Source code of charts:
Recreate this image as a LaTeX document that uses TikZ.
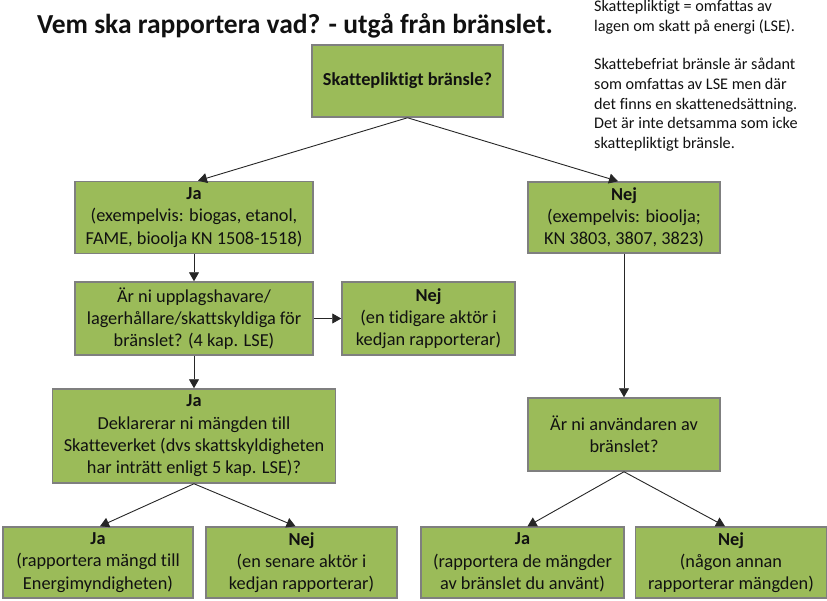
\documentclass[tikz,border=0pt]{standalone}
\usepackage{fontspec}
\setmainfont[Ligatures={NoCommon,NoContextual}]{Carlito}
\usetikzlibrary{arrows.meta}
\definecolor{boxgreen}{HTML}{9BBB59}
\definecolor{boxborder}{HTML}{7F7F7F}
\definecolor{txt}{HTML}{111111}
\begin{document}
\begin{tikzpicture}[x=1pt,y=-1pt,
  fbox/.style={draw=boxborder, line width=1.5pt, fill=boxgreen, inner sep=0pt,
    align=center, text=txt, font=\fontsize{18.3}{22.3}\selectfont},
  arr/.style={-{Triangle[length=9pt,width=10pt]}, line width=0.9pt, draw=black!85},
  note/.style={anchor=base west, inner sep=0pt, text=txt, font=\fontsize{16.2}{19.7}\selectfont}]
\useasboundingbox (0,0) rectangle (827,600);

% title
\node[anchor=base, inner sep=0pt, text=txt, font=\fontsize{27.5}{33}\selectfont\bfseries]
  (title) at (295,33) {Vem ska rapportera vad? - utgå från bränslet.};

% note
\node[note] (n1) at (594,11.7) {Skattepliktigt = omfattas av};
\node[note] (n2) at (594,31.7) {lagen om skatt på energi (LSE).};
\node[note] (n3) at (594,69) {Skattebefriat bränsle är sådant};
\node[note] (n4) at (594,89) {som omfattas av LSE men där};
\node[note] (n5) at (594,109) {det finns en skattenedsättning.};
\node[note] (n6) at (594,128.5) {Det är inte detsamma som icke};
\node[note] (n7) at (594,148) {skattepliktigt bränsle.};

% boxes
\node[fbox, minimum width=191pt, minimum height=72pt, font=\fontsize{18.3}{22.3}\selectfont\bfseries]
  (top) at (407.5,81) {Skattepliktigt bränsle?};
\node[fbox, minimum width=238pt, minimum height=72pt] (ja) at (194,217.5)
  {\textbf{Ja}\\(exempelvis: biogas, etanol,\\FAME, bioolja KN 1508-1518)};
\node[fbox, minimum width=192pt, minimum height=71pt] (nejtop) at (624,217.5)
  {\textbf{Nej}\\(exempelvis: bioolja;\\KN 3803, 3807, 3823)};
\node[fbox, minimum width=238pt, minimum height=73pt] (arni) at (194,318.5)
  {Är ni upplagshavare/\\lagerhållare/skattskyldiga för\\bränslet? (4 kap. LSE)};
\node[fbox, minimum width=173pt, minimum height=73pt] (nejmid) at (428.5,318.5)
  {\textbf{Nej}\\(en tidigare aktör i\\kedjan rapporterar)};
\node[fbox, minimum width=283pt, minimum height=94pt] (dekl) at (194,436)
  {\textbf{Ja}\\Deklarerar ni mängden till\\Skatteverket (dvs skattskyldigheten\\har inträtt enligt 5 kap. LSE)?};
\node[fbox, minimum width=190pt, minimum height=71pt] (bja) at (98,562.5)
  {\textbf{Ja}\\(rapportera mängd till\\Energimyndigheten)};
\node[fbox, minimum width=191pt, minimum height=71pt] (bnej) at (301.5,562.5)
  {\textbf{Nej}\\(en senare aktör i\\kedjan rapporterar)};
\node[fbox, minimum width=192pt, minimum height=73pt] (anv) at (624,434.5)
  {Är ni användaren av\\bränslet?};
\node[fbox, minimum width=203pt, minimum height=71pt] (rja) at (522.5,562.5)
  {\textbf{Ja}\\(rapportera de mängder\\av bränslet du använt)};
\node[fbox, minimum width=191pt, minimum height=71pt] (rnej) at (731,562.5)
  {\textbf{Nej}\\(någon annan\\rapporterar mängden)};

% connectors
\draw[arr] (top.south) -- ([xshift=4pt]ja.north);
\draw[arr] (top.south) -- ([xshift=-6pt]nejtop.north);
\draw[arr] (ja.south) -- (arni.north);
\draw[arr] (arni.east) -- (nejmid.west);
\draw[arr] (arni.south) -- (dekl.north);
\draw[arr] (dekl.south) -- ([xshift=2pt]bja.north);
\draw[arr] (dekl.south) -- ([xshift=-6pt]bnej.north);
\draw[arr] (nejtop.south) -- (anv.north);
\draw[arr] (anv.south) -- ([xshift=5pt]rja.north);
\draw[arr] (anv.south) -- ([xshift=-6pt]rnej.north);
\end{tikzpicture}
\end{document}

---

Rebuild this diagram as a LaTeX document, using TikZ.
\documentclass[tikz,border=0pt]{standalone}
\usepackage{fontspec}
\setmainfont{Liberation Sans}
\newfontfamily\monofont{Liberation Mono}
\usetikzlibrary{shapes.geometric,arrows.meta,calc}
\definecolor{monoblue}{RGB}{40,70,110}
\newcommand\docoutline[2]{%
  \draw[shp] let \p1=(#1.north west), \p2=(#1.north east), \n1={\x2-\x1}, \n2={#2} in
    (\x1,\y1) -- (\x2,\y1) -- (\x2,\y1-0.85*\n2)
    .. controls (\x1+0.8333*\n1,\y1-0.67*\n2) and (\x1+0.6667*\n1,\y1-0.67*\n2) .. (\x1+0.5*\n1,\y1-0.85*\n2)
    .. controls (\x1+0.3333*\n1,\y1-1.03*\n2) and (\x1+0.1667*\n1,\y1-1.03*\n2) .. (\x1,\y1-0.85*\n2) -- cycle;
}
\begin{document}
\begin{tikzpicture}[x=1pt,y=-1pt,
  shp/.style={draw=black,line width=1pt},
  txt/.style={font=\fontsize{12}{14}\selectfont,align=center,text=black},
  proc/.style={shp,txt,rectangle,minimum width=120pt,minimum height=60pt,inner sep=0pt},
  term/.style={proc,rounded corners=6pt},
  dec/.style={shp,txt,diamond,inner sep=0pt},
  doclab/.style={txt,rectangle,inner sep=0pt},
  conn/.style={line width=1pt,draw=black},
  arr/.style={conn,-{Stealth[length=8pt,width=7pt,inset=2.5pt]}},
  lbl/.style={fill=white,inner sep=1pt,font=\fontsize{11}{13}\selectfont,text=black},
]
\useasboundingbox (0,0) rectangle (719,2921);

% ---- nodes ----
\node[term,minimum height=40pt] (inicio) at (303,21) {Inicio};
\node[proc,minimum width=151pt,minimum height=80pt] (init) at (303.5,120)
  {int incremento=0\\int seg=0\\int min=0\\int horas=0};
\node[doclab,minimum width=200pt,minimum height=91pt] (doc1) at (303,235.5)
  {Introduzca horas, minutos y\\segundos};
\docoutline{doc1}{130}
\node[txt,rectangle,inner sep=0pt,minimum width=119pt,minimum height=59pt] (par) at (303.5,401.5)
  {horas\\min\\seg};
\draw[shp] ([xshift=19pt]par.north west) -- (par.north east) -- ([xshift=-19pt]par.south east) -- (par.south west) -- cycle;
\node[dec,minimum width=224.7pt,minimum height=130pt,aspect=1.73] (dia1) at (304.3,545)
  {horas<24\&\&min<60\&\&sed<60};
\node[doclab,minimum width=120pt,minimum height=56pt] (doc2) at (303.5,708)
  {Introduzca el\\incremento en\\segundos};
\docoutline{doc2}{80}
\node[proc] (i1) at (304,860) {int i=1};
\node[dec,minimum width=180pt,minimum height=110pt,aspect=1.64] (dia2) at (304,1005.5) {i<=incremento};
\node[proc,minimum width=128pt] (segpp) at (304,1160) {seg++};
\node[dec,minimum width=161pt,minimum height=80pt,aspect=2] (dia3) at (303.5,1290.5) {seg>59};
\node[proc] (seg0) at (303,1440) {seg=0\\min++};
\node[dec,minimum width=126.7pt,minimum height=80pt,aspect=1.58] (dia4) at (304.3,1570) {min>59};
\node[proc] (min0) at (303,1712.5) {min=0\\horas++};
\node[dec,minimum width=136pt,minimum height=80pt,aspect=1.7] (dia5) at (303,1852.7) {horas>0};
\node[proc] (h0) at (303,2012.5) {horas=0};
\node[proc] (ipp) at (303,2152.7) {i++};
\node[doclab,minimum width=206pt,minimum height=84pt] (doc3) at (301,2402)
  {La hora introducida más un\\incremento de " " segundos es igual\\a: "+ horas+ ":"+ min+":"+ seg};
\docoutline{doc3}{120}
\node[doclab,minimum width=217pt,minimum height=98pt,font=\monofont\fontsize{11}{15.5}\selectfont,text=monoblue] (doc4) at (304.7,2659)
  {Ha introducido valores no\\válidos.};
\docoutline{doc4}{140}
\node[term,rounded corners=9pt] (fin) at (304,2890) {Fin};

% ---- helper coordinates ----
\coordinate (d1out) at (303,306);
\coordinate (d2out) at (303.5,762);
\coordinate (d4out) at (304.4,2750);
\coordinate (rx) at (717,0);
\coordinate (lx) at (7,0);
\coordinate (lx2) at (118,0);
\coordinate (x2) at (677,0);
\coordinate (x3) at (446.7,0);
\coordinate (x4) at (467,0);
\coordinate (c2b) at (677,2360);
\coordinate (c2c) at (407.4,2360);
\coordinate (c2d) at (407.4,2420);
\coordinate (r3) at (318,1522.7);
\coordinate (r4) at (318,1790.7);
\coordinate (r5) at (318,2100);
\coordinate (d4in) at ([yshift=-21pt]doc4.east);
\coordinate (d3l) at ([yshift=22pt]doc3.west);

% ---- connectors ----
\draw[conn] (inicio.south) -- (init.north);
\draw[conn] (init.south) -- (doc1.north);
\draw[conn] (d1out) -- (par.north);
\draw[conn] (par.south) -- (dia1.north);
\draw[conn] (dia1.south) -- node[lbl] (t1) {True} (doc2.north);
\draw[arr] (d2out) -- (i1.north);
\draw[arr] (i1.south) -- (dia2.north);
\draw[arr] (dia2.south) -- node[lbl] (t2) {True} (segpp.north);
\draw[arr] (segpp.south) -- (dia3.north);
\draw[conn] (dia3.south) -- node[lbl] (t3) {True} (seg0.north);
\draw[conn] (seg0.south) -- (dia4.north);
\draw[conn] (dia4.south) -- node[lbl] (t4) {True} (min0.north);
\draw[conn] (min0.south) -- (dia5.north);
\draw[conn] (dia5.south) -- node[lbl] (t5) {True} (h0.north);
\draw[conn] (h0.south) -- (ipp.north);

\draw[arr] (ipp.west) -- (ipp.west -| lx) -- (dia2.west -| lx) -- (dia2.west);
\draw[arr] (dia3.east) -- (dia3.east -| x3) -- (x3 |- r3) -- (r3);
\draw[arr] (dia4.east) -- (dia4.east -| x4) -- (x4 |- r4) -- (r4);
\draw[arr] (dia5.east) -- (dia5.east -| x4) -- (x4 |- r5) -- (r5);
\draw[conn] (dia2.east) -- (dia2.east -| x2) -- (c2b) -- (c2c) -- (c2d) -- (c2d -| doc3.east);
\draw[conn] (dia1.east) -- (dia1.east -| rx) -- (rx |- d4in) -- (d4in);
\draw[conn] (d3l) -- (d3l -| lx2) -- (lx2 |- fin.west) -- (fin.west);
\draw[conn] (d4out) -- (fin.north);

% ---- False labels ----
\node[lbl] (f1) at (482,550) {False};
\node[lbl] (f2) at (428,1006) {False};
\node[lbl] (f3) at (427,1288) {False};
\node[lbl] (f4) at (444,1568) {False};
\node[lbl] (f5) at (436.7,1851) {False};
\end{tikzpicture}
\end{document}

**The exercise:**
Pull out only the lines from the one with "Recreate this image" up to and including the one with "(0,0) rectangle (827,600);", and drop any pictures along the way.

**Written solution:**
Recreate this image as a LaTeX document that uses TikZ.
\documentclass[tikz,border=0pt]{standalone}
\usepackage{fontspec}
\setmainfont[Ligatures={NoCommon,NoContextual}]{Carlito}
\usetikzlibrary{arrows.meta}
\definecolor{boxgreen}{HTML}{9BBB59}
\definecolor{boxborder}{HTML}{7F7F7F}
\definecolor{txt}{HTML}{111111}
\begin{document}
\begin{tikzpicture}[x=1pt,y=-1pt,
  fbox/.style={draw=boxborder, line width=1.5pt, fill=boxgreen, inner sep=0pt,
    align=center, text=txt, font=\fontsize{18.3}{22.3}\selectfont},
  arr/.style={-{Triangle[length=9pt,width=10pt]}, line width=0.9pt, draw=black!85},
  note/.style={anchor=base west, inner sep=0pt, text=txt, font=\fontsize{16.2}{19.7}\selectfont}]
\useasboundingbox (0,0) rectangle (827,600);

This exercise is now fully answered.